Nick Herbert, Tory spokesman on police reform, outlines objections to the Home Secretary's plans to amalgamate county constabularies JOHN Prescott's plans for regional government were defeated overwhelmingly in the first referendum, in the North East.

Nick Herbert, Tory spokesman on police reform, outlines objections to the Home Secretary's plans to amalgamate county constabularies

JOHN Prescott's plans for regional government were defeated overwhelmingly in the first referendum, in the North East. But the inconvenience of the people's vote hasn't deterred the Government. Now we are getting regionalism by stealth.

Planning decisions are being taken by unelected regional assemblies. Local fire control rooms are being replaced with regional centres. The health service is being re-organised - yet again - to create regional Strategic Health Authorities. And now police forces are to be amalgamated. By the time the Government has finished, there could be as few as 12 forces, instead of the current 43.

In East Anglia, the plan is either for a single regional force, combining the forces of Bedfordshire, Hertfordshire, Essex, Suffolk, Norfolk and Cambridgeshire, or two semi-regional forces. The mega force would cover a massive 6,555 square miles.

Inevitably, regional police forces will become more remote from the communities they are meant to serve. In such a vast area, Chief Constables will be hundreds of miles away from many towns and villages.

It is clear that local people do not want mega forces. In Essex, a MORI poll, commissioned by the Police Authority and undertaken at the end of last year, found that 68 per cent of people wanted Essex to remain as a stand alone force and 15 of the 17 Essex MPs have publicly signed a pledge calling on the Government “to listen to the people of Essex and to their democratically elected representatives and to keep the Essex Constabulary fully intact”.

The costs of merger will be huge - well over £500 million across England and Wales, and more than £61 million in East Anglia alone. The Government is providing less than a quarter of the funding to pay for this - money which in any case is being raided from the existing police capital budget. Resources which should have been spent on improvements to policing will now be used to pay for management consultants, merged IT systems and new headquarters.

Local taxpayers will pick up the lion's share of the cost. The average police precept will rise by 21% and in East Anglia this will mean between £22 and £30 added to council tax bills on a Band D property - on top of rises already planned.

The Government claims that the mergers are necessary because forces with under 4,000 officers are too small to deal with serious crime. But the Home Office's own performance assessments show that three of the top five performing police forces in the country have fewer than this number of officers. Big isn't always beautiful.

Every police force, however large, relies on outside help when there are major incidents. Even the Metropolitan Police in London, with 31,000 officers, needed help when the bombs went off on July 7ast year.

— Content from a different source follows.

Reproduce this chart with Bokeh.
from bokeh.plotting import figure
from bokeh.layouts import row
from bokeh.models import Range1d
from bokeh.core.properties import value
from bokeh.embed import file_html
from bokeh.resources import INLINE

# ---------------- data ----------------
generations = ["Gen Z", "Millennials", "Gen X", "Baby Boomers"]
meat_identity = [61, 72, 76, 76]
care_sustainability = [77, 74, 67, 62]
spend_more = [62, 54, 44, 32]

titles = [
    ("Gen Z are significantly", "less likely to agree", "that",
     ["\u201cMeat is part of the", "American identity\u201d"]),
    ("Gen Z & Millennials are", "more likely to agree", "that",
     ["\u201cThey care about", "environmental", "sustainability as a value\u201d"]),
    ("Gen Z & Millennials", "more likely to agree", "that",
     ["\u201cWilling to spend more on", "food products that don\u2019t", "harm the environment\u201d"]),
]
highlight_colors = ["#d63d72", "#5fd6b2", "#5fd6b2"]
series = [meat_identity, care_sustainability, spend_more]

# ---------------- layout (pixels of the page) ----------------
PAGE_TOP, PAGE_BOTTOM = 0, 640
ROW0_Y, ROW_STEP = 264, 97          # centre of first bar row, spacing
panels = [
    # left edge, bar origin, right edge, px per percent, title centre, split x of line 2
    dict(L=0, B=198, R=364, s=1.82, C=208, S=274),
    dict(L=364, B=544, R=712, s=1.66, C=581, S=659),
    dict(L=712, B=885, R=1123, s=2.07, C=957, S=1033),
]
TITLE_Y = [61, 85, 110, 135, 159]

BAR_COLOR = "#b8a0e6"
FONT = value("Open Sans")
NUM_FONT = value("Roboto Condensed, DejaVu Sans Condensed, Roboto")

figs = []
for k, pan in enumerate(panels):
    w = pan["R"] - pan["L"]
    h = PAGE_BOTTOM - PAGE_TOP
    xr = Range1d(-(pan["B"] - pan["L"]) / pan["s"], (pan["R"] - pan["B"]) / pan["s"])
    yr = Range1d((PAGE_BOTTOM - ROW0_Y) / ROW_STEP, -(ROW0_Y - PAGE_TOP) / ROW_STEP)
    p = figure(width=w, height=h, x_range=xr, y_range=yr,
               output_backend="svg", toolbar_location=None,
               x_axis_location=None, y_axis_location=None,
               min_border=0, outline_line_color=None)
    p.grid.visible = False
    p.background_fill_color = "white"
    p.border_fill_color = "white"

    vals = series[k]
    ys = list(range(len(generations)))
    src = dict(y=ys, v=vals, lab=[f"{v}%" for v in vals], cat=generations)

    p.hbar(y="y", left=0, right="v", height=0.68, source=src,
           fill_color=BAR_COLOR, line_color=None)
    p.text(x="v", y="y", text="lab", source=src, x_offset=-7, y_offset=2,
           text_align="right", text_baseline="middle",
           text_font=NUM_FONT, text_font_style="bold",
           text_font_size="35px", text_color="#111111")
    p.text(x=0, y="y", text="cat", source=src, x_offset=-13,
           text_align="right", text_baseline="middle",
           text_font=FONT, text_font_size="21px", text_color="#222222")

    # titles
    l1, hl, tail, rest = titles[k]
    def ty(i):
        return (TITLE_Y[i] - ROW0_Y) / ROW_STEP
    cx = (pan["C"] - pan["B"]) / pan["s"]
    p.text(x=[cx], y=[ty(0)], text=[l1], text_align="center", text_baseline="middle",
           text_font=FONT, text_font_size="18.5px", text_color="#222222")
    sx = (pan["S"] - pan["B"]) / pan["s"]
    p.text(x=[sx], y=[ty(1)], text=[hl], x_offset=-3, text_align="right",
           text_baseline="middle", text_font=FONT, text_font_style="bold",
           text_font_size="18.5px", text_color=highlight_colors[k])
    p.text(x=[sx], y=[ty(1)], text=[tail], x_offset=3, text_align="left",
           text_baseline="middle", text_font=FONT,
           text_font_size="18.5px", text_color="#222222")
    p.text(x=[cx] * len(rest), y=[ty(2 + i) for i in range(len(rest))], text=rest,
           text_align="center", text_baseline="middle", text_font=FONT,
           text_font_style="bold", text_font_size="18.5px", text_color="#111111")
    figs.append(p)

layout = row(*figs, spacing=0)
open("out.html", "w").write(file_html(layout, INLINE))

To deal with serious crimes which often cross police boundaries, the Association of Police Authorities has proposed that forces could make formal agreements to share services. Sharing specialist units such as murder squads or forensic units would make sense. Forces could also make new savings by sharing back office functions such as payrolls.

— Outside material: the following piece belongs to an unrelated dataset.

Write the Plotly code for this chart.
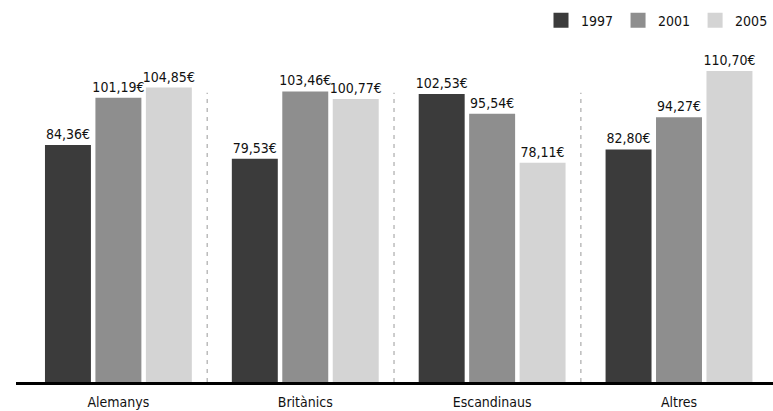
import plotly.graph_objects as go

categories = ["Alemanys", "Britànics", "Escandinaus", "Altres"]
years = ["1997", "2001", "2005"]
values_1997 = [84.36, 79.53, 102.53, 82.80]
values_2001 = [101.19, 103.46, 95.54, 94.27]
values_2005 = [104.85, 100.77, 78.11, 110.70]
colors = ["#3b3b3b", "#8e8e8e", "#d4d4d4"]

FONT = "DejaVu Sans Condensed, Liberation Sans Narrow, Roboto, sans-serif"

def fmt(v):
    return f"{v:.2f}".replace(".", ",") + "€"

fig = go.Figure()
for name, vals, col in zip(years, [values_1997, values_2001, values_2005], colors):
    fig.add_trace(go.Bar(
        x=list(range(len(categories))), y=vals, name=name,
        marker=dict(color=col, line=dict(width=0)),
        text=[fmt(v) for v in vals], textposition="outside",
        textfont=dict(family=FONT, size=14, color="#111"),
        constraintext="none", cliponaxis=False, showlegend=False,
        hoverinfo="skip",
    ))
# legend proxies (square swatches)
for name, col in zip(years, colors):
    fig.add_trace(go.Scatter(
        x=[None], y=[None], mode="markers", name=name,
        marker=dict(symbol="square", size=15, color=col, line=dict(width=0)),
        showlegend=True,
    ))

for i in range(len(categories) - 1):
    fig.add_shape(type="line", xref="x", yref="y",
                  x0=i + 0.475, x1=i + 0.475, y0=0, y1=103,
                  line=dict(color="#9a9a9a", width=1, dash="4px,5px"),
                  layer="below")

fig.update_layout(
    width=773, height=411,
    margin=dict(l=16, r=0, t=45, b=29),
    paper_bgcolor="white", plot_bgcolor="white",
    barmode="group", bargap=0.19, bargroupgap=0.089,
    font=dict(family=FONT, size=14, color="#111"),
    showlegend=True,
    legend=dict(orientation="h", x=1.0, xanchor="right", y=1.12, yanchor="top",
                font=dict(family=FONT, size=14, color="#111"),
                traceorder="normal", itemwidth=30),
    xaxis=dict(tickmode="array", tickvals=list(range(len(categories))),
               ticktext=categories, range=[-0.548, 3.503],
               showgrid=False, zeroline=False,
               showline=True, linecolor="#000", linewidth=2.5,
               ticks="outside", ticklen=5, tickcolor="rgba(0,0,0,0)",
               tickfont=dict(family=FONT, size=14, color="#111")),
    yaxis=dict(range=[0, 120], visible=False, showgrid=False, zeroline=False),
)

fig.write_html("out.html", config={"displayModeBar": False},
               post_script="document.body.style.margin='0';document.body.style.padding='0';")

Last week Tony Blair said that this was an option, and that amalgamations would not be forced through. He was immediately contradicted by his own ministers, who want to press ahead with mergers. Since there isn't one region in the country where mega forces have the unanimous support of police authorities, they will indeed be forced through - and another of Tony Blair's promises will bite the dust.

Co-operation between police forces would be more flexible than amalgamation, and far cheaper. Crucially, it would also preserve the identity of existing forces and their connection with local people.

Under this Government, policing is increasingly being centralised. The Police & Justice Bill, published last week crease a new national policing agency and gives the Home Secretary extended powers to intervene in local forces. Local police authorities are already relatively powerless and anonymous to the public. With mega forces and tighter Home Office control, they will be even further removed from local people.

Conservative Party leader set out an alternative approach, based on his key principles of sharing responsibility and trusting people. Central control of the police would be replaced with direct local accountability, through elected commissioners or police authorities, re-building the link between police forces and their communities.

Across the country, people are crying out for their communities to be safer. They want to see effective neighbourhood policing and police officers on their streets. Police officers are spending just 17 per cent of their time on the beat. Detection rates have been falling. Britain has amongst the highest crime rates in the developed world. These are the issues which need tackling. Hugely costly and distracting amalgamations of police forces, serving only a regional political agenda, are not the answer.

Nick Herbert is Conservative MP for Arundel and South Downs.

The EADT understands the Home Secretary's plans will be published later this month.